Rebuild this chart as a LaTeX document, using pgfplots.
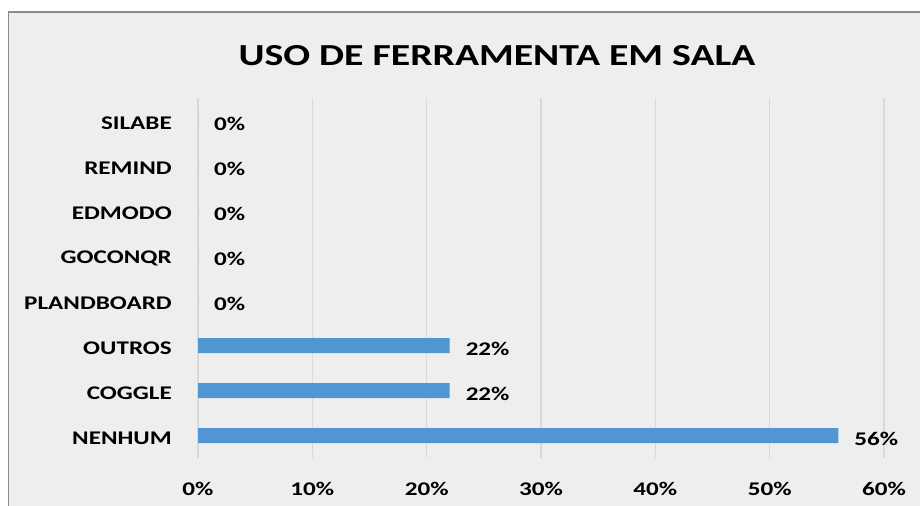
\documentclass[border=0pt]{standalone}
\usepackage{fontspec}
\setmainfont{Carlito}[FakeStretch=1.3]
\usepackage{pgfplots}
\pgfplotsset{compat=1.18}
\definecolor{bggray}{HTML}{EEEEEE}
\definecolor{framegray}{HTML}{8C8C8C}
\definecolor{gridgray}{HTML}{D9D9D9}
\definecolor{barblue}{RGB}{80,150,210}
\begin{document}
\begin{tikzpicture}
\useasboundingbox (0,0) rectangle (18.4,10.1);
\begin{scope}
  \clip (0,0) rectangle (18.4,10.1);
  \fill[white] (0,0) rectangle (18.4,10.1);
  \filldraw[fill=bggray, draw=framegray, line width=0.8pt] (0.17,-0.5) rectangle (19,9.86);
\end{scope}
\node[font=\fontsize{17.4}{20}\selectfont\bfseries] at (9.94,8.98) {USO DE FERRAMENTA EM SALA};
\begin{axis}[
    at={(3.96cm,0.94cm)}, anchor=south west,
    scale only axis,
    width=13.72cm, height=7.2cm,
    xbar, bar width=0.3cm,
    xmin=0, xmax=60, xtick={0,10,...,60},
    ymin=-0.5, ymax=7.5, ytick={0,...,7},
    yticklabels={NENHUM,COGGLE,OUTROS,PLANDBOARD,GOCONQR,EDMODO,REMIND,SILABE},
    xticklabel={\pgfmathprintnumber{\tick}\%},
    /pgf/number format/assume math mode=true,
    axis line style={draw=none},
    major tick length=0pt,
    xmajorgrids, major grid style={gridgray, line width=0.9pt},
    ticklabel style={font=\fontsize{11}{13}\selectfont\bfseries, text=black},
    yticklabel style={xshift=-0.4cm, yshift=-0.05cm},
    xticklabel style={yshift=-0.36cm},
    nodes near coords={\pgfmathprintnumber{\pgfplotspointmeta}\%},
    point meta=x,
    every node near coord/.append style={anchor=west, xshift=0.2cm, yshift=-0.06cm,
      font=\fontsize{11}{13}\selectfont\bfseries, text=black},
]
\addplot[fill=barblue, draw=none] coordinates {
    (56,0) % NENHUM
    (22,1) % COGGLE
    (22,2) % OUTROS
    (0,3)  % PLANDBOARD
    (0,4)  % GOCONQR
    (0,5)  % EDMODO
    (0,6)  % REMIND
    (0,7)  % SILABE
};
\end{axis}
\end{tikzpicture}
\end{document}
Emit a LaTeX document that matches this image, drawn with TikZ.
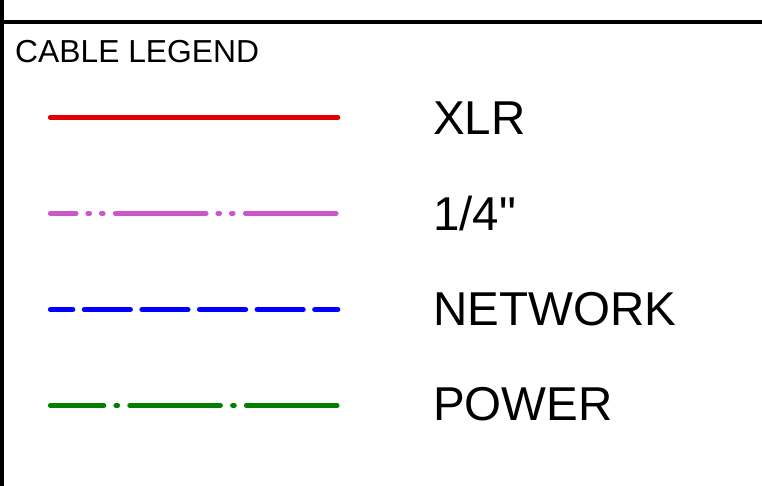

* [Task prompt]
Copy each line of the records that contains the word "this".

* [The result]
Rebuild this chart as a LaTeX document, using pgfplots.
Emit a LaTeX document that matches this image, drawn with TikZ.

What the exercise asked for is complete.